Egypt’s Abdel Fattah al-Sisi traveled to Germany, but human rights again took a backseat to geopolitical concerns. Meanwhile, the national dialogue’s board of trustees held its second planning meeting, but NGOs are questioning authorities’ seriousness about reform
Egypt’s Abdel Fattah al-Sisi held talks with German leaders, during which human rights were again buried beneath a litany of geopolitical issues. Sisi’s meeting with the German Chancellor came shortly after he had met with President Joe Biden in Jeddah, Saudi Arabia.
During a joint press conference, however, Chancellor Olaf Scholz did urge al-Sisi to “ambitiously pursue” the national dialogue and to “take decisive steps towards increased participation and the rule of law.”
Al-Sisi, in turn, defended Egypt’s rights record and invited German journalists to visit Egypt and see the state’s supposed improvements for themselves.
Al-Sisi also met with German President Frank-Walter Steinmeier.
Activists gathered outside of the Steinmeier’s residence with pictures of Egyptian prisoners of conscience and demanded their release.
In addition to discussing Gaza, Libya, and other regional and bilateral issues, al-Sisi used the occasion to request Europe’s support in obtaining a new International Monetary Fund loan.
But he did not come empty-handed, promising to help pipe gas to Europe in return given the prospect of a cutoff from Russia.
The ostensible reason behind al-Sisi’s Berlin trip was the Petersberg Climate Dialogue in preparation for the upcoming UN Climate Change Conference (COP 27) in Egypt. Egypt has come under increasing pressure over its rights record in the lead-up to the COP.
Meanwhile, the national dialogue’s board of trustees held its second planning meeting yesterday as it continues to inch its way toward the long-promised affair.
At the conclusion of the five-hour meeting, the board announced that the dialogue will be organized around three axes—political, social, and economic—with designated subcommittees for each.
Board members have previously disagreed on whether the dialogue should include all three or instead focus on the political axis.
According to the dialogue’s coordinator, Journalists Syndicate and State Information Service head Diaa Rashwan, yesterday’s meeting was dedicated to said political axis, and three topics in particular: political rights, legislative representation and political parties, and human rights and public freedoms. Rashwan added that the board will meet again before the end of July.
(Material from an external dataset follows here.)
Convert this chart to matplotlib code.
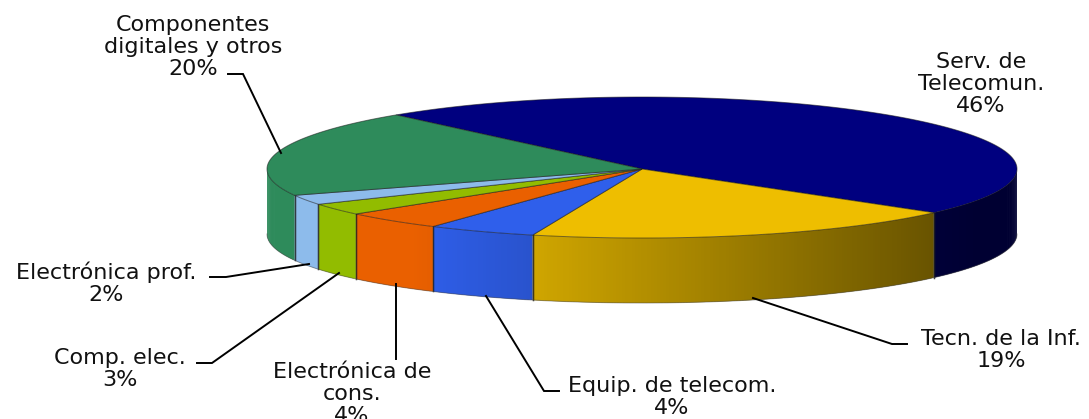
import numpy as np
import matplotlib

matplotlib.use("Agg")
import matplotlib.pyplot as plt
from matplotlib.colors import to_rgb
from matplotlib.patches import Polygon

plt.rcParams["font.family"] = ["DejaVu Sans"]

# Slices, clockwise from the back of the pie
names = [
    "Serv. de\nTelecomun.",
    "Tecn. de la Inf.",
    "Equip. de telecom.",
    "Electrónica de\ncons.",
    "Comp. elec.",
    "Electrónica prof.",
    "Componentes\ndigitales y otros",
]
percent_labels = [46, 19, 4, 4, 3, 2, 20]
# the printed percentages are rounded, these are the slice sizes as drawn
drawn_shares = [47.2, 18.9, 4.7, 4.4, 2.75, 2.3, 19.75]
colors = ["#00007F", "#EEBE00", "#2F5FEB", "#EA6000", "#92BC00", "#8DBBEB", "#2E8B5B"]

# Pie geometry, in image pixels
cx, cy = 642, 169
rx = 375
depth = 65
start_angle = 131

label_pos = [(981, 84), (1001, 350), (672, 397), (352, 394), (120, 369), (106, 283), (193, 47)]
leaders = [
    None,
    [(753, 298), (892, 344), (907, 344)],
    [(486, 296), (544, 391), (559, 391)],
    [(396, 284), (396, 359)],
    [(339, 273), (212, 363), (197, 363)],
    [(309, 264), (226, 277), (210, 277)],
    [(281, 153), (243, 74), (228, 74)],
]


def rim(t):
    ry = 70.5 + 1.5 * np.sin(t)
    return cx + rx * np.cos(t), cy - ry * np.sin(t)


def shade(x):
    # the front wall gets darker from left to right
    return np.clip(0.87 - (x - 533) * 0.43 / 401, 0.39, 1.0)


fig = plt.figure(figsize=(10.89, 4.19), dpi=100)
ax = fig.add_axes([0, 0, 1, 1])
ax.set_xlim(0, 1089)
ax.set_ylim(419, 0)
ax.axis("off")

spans = np.array(drawn_shares) / sum(drawn_shares) * 2 * np.pi
ends = np.radians(start_angle) - np.cumsum(spans)
starts = ends + spans

# outer wall, only the part facing the viewer
for i, color in enumerate(colors):
    a = min(starts[i], 0)
    b = max(ends[i], -np.pi)
    if a <= b:
        continue
    ts = np.linspace(a, b, max(int((a - b) * 120), 3))
    base = np.array(to_rgb(color))
    for j in range(len(ts) - 1):
        x0, y0 = rim(ts[j])
        x1, y1 = rim(ts[min(j + 2, len(ts) - 1)])
        m = shade((x0 + x1) / 2)
        ax.add_patch(
            Polygon(
                [(x0, y0), (x1, y1), (x1, y1 + depth), (x0, y0 + depth)],
                facecolor=base * m,
                linewidth=0,
                zorder=2,
            )
        )
    # dark seam at each end of the wall
    for t in (a, b):
        if -np.pi < t < 0:
            x, y = rim(t)
            ax.plot([x, x], [y, y + depth], color="#222222", lw=1.0, alpha=0.6, zorder=3)

# top face
for i, color in enumerate(colors):
    ts = np.linspace(starts[i], ends[i], 300)
    xs, ys = rim(ts)
    pts = np.column_stack([np.r_[cx, xs], np.r_[cy, ys]])
    ax.add_patch(
        Polygon(pts, facecolor=color, edgecolor=(0.1, 0.1, 0.1, 0.55), linewidth=0.7, zorder=4)
    )

# soft outline along the lower edge of the wall
ts = np.linspace(0, -np.pi, 400)
xs, ys = rim(ts)
ax.plot(xs, ys + depth, color="#444444", lw=0.7, alpha=0.5, zorder=3)

for name, share, pos, leader in zip(names, percent_labels, label_pos, leaders):
    ax.text(
        pos[0], pos[1], f"{name}\n{share}%",
        ha="center", va="center", fontsize=16, color="#111111",
        linespacing=1.12, zorder=6,
    )
    if leader is not None:
        lx, ly = zip(*leader)
        ax.plot(lx, ly, color="black", lw=1.4, zorder=5, solid_joinstyle="miter")

fig.savefig("out.png", dpi=100)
The same day, the Cairo Institute for Human Rights Studies (CIHRS) published a position paper on the dialogue. “Considering the lack of fair representation guarantees for the opposition in the dialogue, the authorities’ unresponsiveness to the opposition’s demands, and the insincerity of similar previous initiatives announced by the government, CIHRS believes that the National Dialogue neither aims to genuinely start a process of reform nor address the human rights crisis,” the group wrote.
“Nevertheless, the opposition has a political responsibility to turn this initiative into a real national dialogue with the whole of society, and formulate realistic strategies and concrete policies that would address the crises currently faced by Egypt and may pave the way for reform,” said CIHRS.